Follett might conclude that for once the context of the day is perfectly aligned. On cue, women are coming into leadership positions just as Milton Friedman’s “shareholder value” doctrine is losing its destructive grip.
In the different world that is emerging, “the order integral to the situation” involves a fresh gender balance, being met again by the transformed managerial workforce. Technology has helped by enabling, over the past two years of the pandemic, radically new ways of working to match the new environment — while also, as some like McGrath think, promising to mitigate pro-pale-male selection bias through better co-ordination and screening.
The organisation is a tool, sums up Nicholson (a Follett admirer), which takes its characteristics from its purpose. When the rules of the game change, leaders must change too — or if they can’t, make way for those who can.
Finally, as Gratton points out in her new book, another, fortuitous effect of Covid has been to “unfreeze” hitherto fixed corporate practices and processes, and at least temporarily make the unthinkable thinkable — “Why on earth do we do things like this?” — or, for individuals, “What am I doing here at all?” The Great Resignation is one result — for Gratton, a telling indicator that all this should have been done ages ago, and now “everything is in play”.
For Edmondson this should be a Follett moment, giving women the chance to make a distinctive mark on the emerging organisational order. “We’re really the first to be in workplaces en masse,” adds McGrath. “It’s a big experiment, and it’s still very early days.”
Yet it is striking that the optimism is tempered by a strong note of caution. Obsolete mindsets still abound, and crisis leaders all too often revert to the familiar default of control and coercion. High-flying women of colour resent patronising attitudes, and young ones of all ethnicities have to combat a culture deeply ingrained over a century. The threat of a backlash, never absent, is today front of mind.

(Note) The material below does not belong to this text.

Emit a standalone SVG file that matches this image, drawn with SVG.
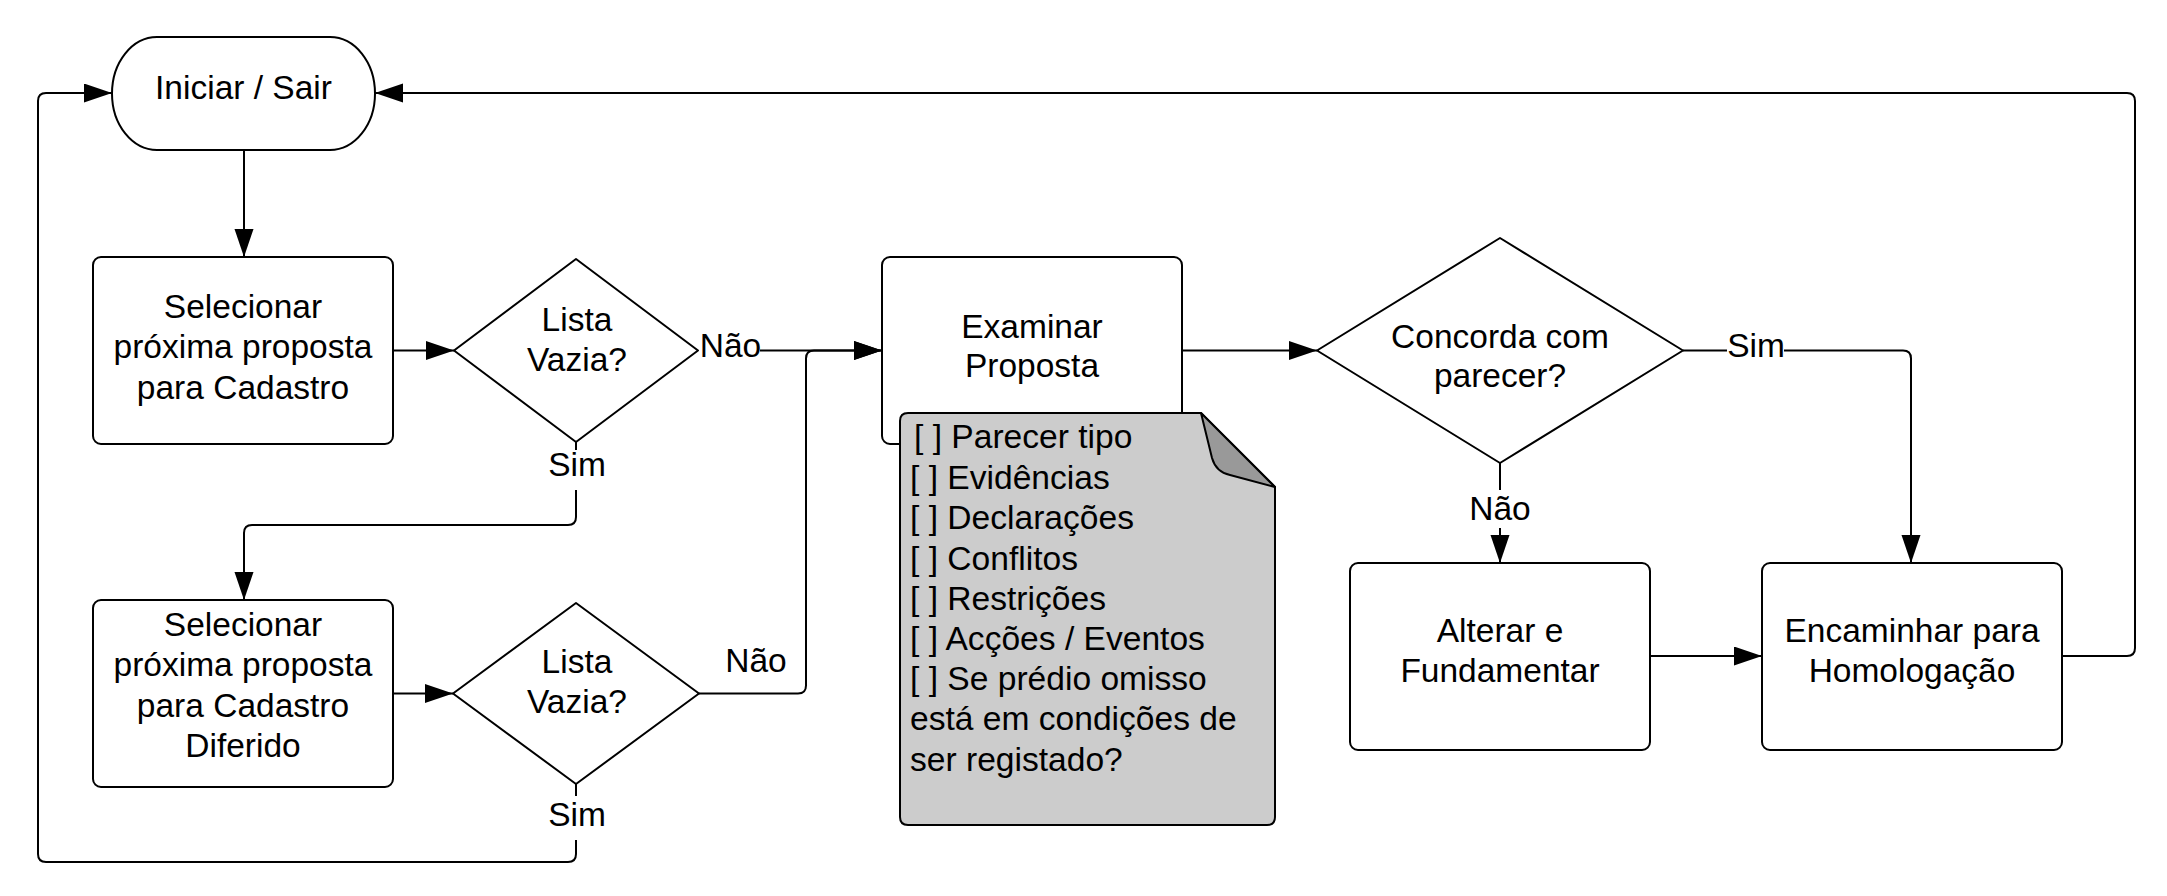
<svg xmlns="http://www.w3.org/2000/svg" width="2167" height="896" viewBox="0 0 2167 896">
<defs>
<marker id="arr" markerUnits="userSpaceOnUse" markerWidth="30" markerHeight="20" refX="28" refY="9.5" orient="auto">
<path d="M0,0 L28,9.5 L0,19 Z" fill="#000"/>
</marker>
<style>
.shape{fill:#fff;stroke:#000;stroke-width:2;stroke-linejoin:round}
.conn{fill:none;stroke:#000;stroke-width:2}
.t{font-family:"Liberation Sans",Arial,sans-serif;font-size:33.5px;fill:#000;text-anchor:middle}
.nt{font-family:"Liberation Sans",Arial,sans-serif;font-size:33.6px;fill:#000}
</style>
</defs>
<rect width="2167" height="896" fill="#fff"/>

<g id="connectors">
<path class="conn" d="M244,150 V257" marker-end="url(#arr)"/>
<path class="conn" d="M393,350.5 H454" marker-end="url(#arr)"/>
<path class="conn" d="M760,350.5 H882" marker-end="url(#arr)"/>
<path class="conn" d="M576,442 V450"/>
<path class="conn" d="M576,490 V517 Q576,525 568,525 H252 Q244,525 244,533 V600" marker-end="url(#arr)"/>
<path class="conn" d="M393,693.5 H453" marker-end="url(#arr)"/>
<path class="conn" d="M699,693.5 H798 Q806,693.5 806,685.5 V358.5 Q806,350.5 814,350.5 H882" marker-end="url(#arr)"/>
<path class="conn" d="M576,784 V796"/>
<path class="conn" d="M576,840 V854 Q576,862 568,862 H46 Q38,862 38,854 V101 Q38,93 46,93 H112" marker-end="url(#arr)"/>
<path class="conn" d="M1182,350.5 H1317" marker-end="url(#arr)"/>
<path class="conn" d="M1683,350.5 H1727"/>
<path class="conn" d="M1784,350.5 H1903 Q1911,350.5 1911,358.5 V563" marker-end="url(#arr)"/>
<path class="conn" d="M1500,463 V490"/>
<path class="conn" d="M1500,528 V563" marker-end="url(#arr)"/>
<path class="conn" d="M1650,656 H1762" marker-end="url(#arr)"/>
<path class="conn" d="M2062,656 H2127 Q2135,656 2135,648 V101 Q2135,93 2127,93 H375" marker-end="url(#arr)"/>
<text class="t" x="730.5" y="357">Não</text>
<text class="t" x="577" y="476">Sim</text>
<text class="t" x="756" y="672">Não</text>
<text class="t" x="577" y="826">Sim</text>
<text class="t" x="1756" y="357">Sim</text>
<text class="t" x="1500" y="520">Não</text>
</g>

<g id="start">
<rect class="shape" x="112" y="37" width="263" height="113" rx="45" ry="56.5"/>
<text class="t" x="243.5" y="99">Iniciar / Sair</text>
</g>

<g id="select1">
<rect class="shape" x="93" y="257" width="300" height="187" rx="8"/>
<text class="t" x="243" y="318">Selecionar</text>
<text class="t" x="243" y="358">próxima proposta</text>
<text class="t" x="243" y="399">para Cadastro</text>
</g>

<g id="decision1">
<polygon class="shape" points="454,350.5 576,259 698,350.5 576,442"/>
<text class="t" x="577" y="331">Lista</text>
<text class="t" x="577" y="371">Vazia?</text>
</g>

<g id="select2">
<rect class="shape" x="93" y="600" width="300" height="187" rx="8"/>
<text class="t" x="243" y="636">Selecionar</text>
<text class="t" x="243" y="676">próxima proposta</text>
<text class="t" x="243" y="717">para Cadastro</text>
<text class="t" x="243" y="757">Diferido</text>
</g>

<g id="decision2">
<polygon class="shape" points="453,693.5 576,603 699,693.5 576,784"/>
<text class="t" x="577" y="673">Lista</text>
<text class="t" x="577" y="713">Vazia?</text>
</g>

<g id="examine">
<rect class="shape" x="882" y="257" width="300" height="187" rx="8"/>
<text class="t" x="1032" y="338">Examinar</text>
<text class="t" x="1032" y="377">Proposta</text>
</g>

<g id="note">
<path d="M908,413 H1201 L1275,487 V817 Q1275,825 1267,825 H908 Q900,825 900,817 V421 Q900,413 908,413 Z" fill="#cccccc" stroke="#000" stroke-width="2" stroke-linejoin="round"/>
<path d="M1201,413 L1212,458 Q1216,472 1230,475 L1275,487 Z" fill="#999999" stroke="#000" stroke-width="2" stroke-linejoin="round"/>
<text class="nt" x="914" y="448">[ ] Parecer tipo</text>
<text class="nt" x="910" y="489">[ ] Evidências</text>
<text class="nt" x="910" y="529">[ ] Declarações</text>
<text class="nt" x="910" y="570">[ ] Conflitos</text>
<text class="nt" x="910" y="610">[ ] Restrições</text>
<text class="nt" x="910" y="650">[ ] Acções / Eventos</text>
<text class="nt" x="910" y="690">[ ] Se prédio omisso</text>
<text class="nt" x="910" y="730">está em condições de</text>
<text class="nt" x="910" y="771">ser registado?</text>
</g>

<g id="decision3">
<polygon class="shape" points="1317,350.5 1500,238 1683,350.5 1500,463"/>
<text class="t" x="1500" y="348">Concorda com</text>
<text class="t" x="1500" y="387">parecer?</text>
</g>

<g id="alter">
<rect class="shape" x="1350" y="563" width="300" height="187" rx="8"/>
<text class="t" x="1500" y="642">Alterar e</text>
<text class="t" x="1500" y="682">Fundamentar</text>
</g>

<g id="forward">
<rect class="shape" x="1762" y="563" width="300" height="187" rx="8"/>
<text class="t" x="1912" y="642">Encaminhar para</text>
<text class="t" x="1912" y="682">Homologação</text>
</g>
</svg>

“I do worry about backlash,” says Edmondson, who is not alone in pointing to attempts to roll back women’s hard-won rights and diminish their importance and voice — and also to a world where bullying, violence and decision-making by diktat, and men, are on the rise.
Wittenberg-Cox agrees. She sees women and gender-balance as the canary in the coal mine for everything else. “I have always thought that the 20th century saw the rise of women, and the 21st century will be about whether men accept that rise or backlash against it,” she says. “And right now, what you see is both.”